Accesso civico ai dati sull’emergenza sanitaria detenuti da una scuola: necessario rispettare la privacy dei minori
Un caso affrontato dal Garante della Privacy durante la pandemia ha riguardato un comitato, costituito da famiglie, professionisti della scuola e studenti attivi nella società civile, con l’obiettivo unico di rendere piena trasparenza dello stato di diffusione del Covid-19 nelle Scuole. A questo fine inoltrò istanze di accesso civico generalizzato – ai sensi dell’art. 5 comma 2, del d. lgs. n. 33/2013 – a diversi Istituti scolastici per ottenere dati sotto la forma di «“Report Sars-Cov2”.
Come noto la normativa prevede che, «chiunque ha diritto di accedere ai dati e ai documenti detenuti dalle pubbliche amministrazioni, ulteriori rispetto a quelli oggetto di pubblicazione ai sensi del presente decreto, nel rispetto dei limiti relativi alla tutela di interessi giuridicamente rilevanti secondo quanto previsto dall’articolo 5-bis» (artt. 5, comma 2, d. lgs. n. 33/2013).
L’ art. 5-bis prevede che l’accesso civico debba essere rifiutato, fra l’altro, «se il diniego è necessario per evitare un pregiudizio concreto alla tutela [della] protezione dei dati personali, in conformità con la disciplina legislativa in materia» (comma 2, lett. a), ed è, comunque «escluso», nei «casi di divieti di accesso o divulgazione previsti dalla legge» (art. 5-bis, comma 3).
Il Garante, si è espresso sulla sussistenza del limite derivante dalla protezione dei dati personali di cui all’art. 5-bis, comma 2, lett. a), d.lgs. n. 33/2013. Ciò con particolare riferimento ai dati relativi all’emergenza sanitaria detenuti da istituti scolastici (numero settimanale, da inizio della raccolta, diviso per singolo circolo/scuola e singolo plesso: degli alunni positivi in isolamento, in quarantena e sottoposti a tampone; di casi in attesa di esito; di classi in isolamento o quarantena e di classi focolaio).
Al riguardo, è stato osservato che i dati riferiti a persone fisiche, identificate o identificabili, che hanno contratto il virus da Covid-19 rientrano nella definizione di dati sulla salute, i quali sono esclusi dall’accesso in virtù delle eccezioni assolute di cui all’art. 5-bis, comma 3, d.lgs. n. 33/2013. Inoltre, è stato osservato che le informazioni riferite a persone fisiche, identificate o identificabili, che – pur non essendo positive al Covid-19 – erano state sottoposte a tampone (molecolare o antigenico), o a quarantena oppure a isolamento erano in ogni caso di natura particolarmente delicata, essendo peraltro riferite nel caso in esame a soggetti minorenni.

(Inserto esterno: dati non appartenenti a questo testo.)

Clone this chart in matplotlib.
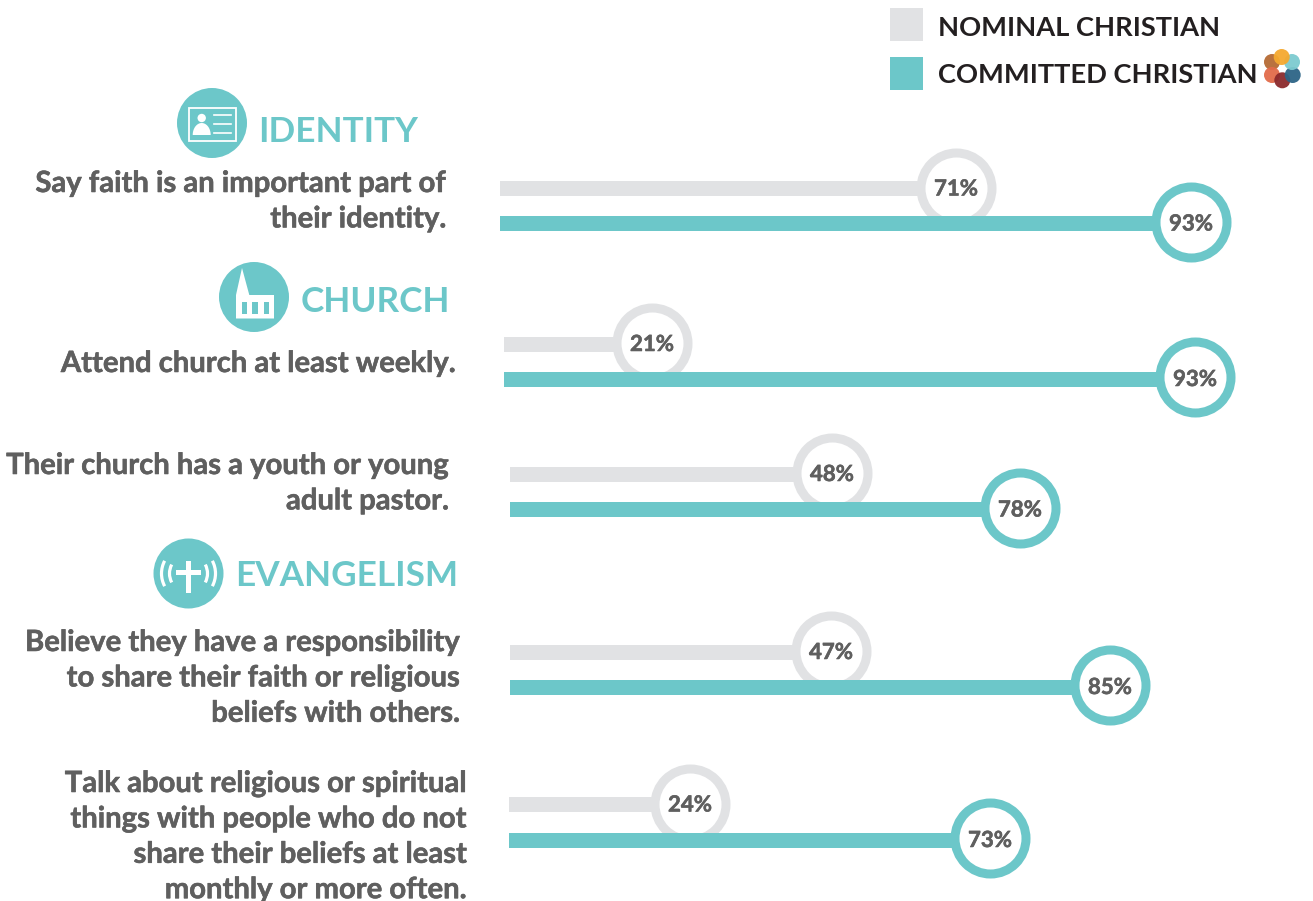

Peraltro, le informazioni che erano state richieste, anche se prive dell’indicazione del nome e del cognome degli alunni, contenevano dati di dettaglio che, “laddove combinati con informazioni verbali facilmente acquisibili soprattutto in realtà scolastiche contenute”, potevano consentire di risalire all’identità dei soggetti coinvolti.
Ciò anche considerando il ristretto ambito di riferimento, la variabilità del numero di casi (che settimanalmente potevano essere anche esigui), il particolare regime di pubblicità dei dati ricevuti tramite accesso civico e il raffronto dei dati richiesti con altre informazioni eventualmente in possesso di terzi (provv. 23 aprile 2021, n. 157, doc. web n. 9582723).
In conclusione è evidente dal caso esaminato che l’accesso civico generalizzato pur rappresentando uno strumento azionabile da chiunque deve sottostare alle rigide regole di data Protection e ciò in particolare quando si ha a che fare con dati sullo stato di salute e di minori.